→ **SUPPLIED MATERIAL**:
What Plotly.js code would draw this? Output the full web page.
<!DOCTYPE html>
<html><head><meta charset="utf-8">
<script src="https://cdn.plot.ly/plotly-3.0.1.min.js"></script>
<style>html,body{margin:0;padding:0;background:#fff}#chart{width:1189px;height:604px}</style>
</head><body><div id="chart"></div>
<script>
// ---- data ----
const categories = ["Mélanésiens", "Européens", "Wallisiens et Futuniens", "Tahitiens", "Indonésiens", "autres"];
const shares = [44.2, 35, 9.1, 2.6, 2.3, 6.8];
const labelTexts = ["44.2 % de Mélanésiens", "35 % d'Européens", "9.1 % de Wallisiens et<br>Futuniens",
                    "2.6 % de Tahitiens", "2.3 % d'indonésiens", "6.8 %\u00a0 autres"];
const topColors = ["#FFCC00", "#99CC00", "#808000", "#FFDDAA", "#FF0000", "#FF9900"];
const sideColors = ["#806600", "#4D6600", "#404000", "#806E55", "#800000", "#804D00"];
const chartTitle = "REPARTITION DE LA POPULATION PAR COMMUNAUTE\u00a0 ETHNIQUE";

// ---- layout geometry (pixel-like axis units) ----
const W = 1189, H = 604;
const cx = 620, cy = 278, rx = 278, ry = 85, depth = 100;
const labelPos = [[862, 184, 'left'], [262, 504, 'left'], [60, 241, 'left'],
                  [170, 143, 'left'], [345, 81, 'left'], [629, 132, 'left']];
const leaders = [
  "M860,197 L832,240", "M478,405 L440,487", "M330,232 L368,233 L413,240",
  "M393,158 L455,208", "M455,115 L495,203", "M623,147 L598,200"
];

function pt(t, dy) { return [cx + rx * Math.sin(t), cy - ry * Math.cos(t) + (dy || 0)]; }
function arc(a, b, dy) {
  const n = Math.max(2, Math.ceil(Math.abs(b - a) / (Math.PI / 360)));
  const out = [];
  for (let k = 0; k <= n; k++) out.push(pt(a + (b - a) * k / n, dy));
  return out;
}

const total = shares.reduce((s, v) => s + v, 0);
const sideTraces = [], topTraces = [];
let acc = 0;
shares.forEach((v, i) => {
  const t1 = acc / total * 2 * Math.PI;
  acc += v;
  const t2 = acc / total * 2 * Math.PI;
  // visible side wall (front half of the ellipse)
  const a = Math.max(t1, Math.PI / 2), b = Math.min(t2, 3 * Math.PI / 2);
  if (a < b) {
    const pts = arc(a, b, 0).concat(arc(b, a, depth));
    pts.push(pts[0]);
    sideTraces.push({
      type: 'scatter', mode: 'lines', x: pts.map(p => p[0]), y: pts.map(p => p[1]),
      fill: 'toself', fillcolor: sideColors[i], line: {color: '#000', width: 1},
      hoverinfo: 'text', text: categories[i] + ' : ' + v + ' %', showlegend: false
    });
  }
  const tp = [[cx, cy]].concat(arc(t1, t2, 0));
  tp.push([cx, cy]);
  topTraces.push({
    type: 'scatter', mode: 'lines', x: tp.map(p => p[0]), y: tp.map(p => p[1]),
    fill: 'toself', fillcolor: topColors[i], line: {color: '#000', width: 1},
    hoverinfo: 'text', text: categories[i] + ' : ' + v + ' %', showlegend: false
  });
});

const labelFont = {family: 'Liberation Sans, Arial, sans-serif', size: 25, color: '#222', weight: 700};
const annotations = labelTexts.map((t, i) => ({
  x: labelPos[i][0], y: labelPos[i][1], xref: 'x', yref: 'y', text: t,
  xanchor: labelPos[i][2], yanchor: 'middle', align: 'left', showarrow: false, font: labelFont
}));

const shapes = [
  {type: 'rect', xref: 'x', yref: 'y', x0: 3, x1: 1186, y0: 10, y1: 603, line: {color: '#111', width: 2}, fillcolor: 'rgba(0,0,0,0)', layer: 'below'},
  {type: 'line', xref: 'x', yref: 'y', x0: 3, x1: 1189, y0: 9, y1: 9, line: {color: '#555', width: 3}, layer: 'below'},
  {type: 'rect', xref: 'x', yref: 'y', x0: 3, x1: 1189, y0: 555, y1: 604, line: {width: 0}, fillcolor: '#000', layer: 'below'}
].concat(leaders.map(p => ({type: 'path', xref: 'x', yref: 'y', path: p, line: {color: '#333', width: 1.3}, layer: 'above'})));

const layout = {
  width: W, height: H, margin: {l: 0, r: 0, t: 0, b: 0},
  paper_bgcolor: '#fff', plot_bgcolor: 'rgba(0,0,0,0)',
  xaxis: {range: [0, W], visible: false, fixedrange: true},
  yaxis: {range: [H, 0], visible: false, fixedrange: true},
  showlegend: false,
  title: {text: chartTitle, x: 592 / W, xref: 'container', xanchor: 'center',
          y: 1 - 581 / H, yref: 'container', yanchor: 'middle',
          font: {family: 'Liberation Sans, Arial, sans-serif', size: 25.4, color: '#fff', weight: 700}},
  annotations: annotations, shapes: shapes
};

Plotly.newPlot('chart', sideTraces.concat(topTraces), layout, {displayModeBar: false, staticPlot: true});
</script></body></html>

---

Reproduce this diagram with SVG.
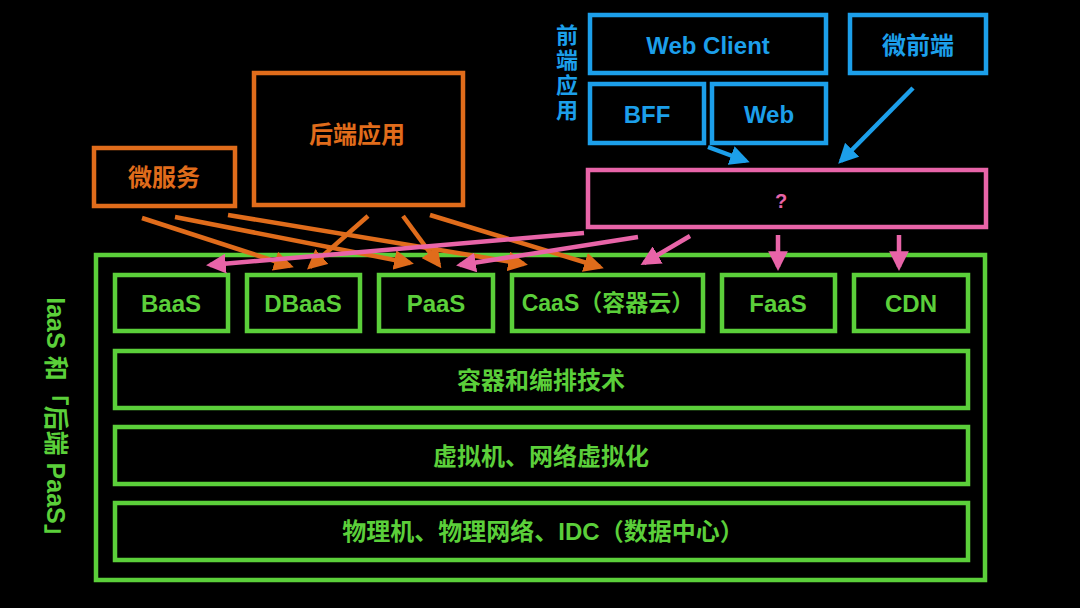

→ **WHAT TO PRODUCE**: Begin at the line that has "What Plotly.js code" in the entries above; stop after the line that has "DE LA POPULATION". Transcribe exactly those lines and no others.

→ **SOLVED EXERCISE**:
What Plotly.js code would draw this? Output the full web page.
<!DOCTYPE html>
<html><head><meta charset="utf-8">
<script src="https://cdn.plot.ly/plotly-3.0.1.min.js"></script>
<style>html,body{margin:0;padding:0;background:#fff}#chart{width:1189px;height:604px}</style>
</head><body><div id="chart"></div>
<script>
// ---- data ----
const categories = ["Mélanésiens", "Européens", "Wallisiens et Futuniens", "Tahitiens", "Indonésiens", "autres"];
const shares = [44.2, 35, 9.1, 2.6, 2.3, 6.8];
const labelTexts = ["44.2 % de Mélanésiens", "35 % d'Européens", "9.1 % de Wallisiens et<br>Futuniens",
                    "2.6 % de Tahitiens", "2.3 % d'indonésiens", "6.8 %\u00a0 autres"];
const topColors = ["#FFCC00", "#99CC00", "#808000", "#FFDDAA", "#FF0000", "#FF9900"];
const sideColors = ["#806600", "#4D6600", "#404000", "#806E55", "#800000", "#804D00"];
const chartTitle = "REPARTITION DE LA POPULATION PAR COMMUNAUTE\u00a0 ETHNIQUE";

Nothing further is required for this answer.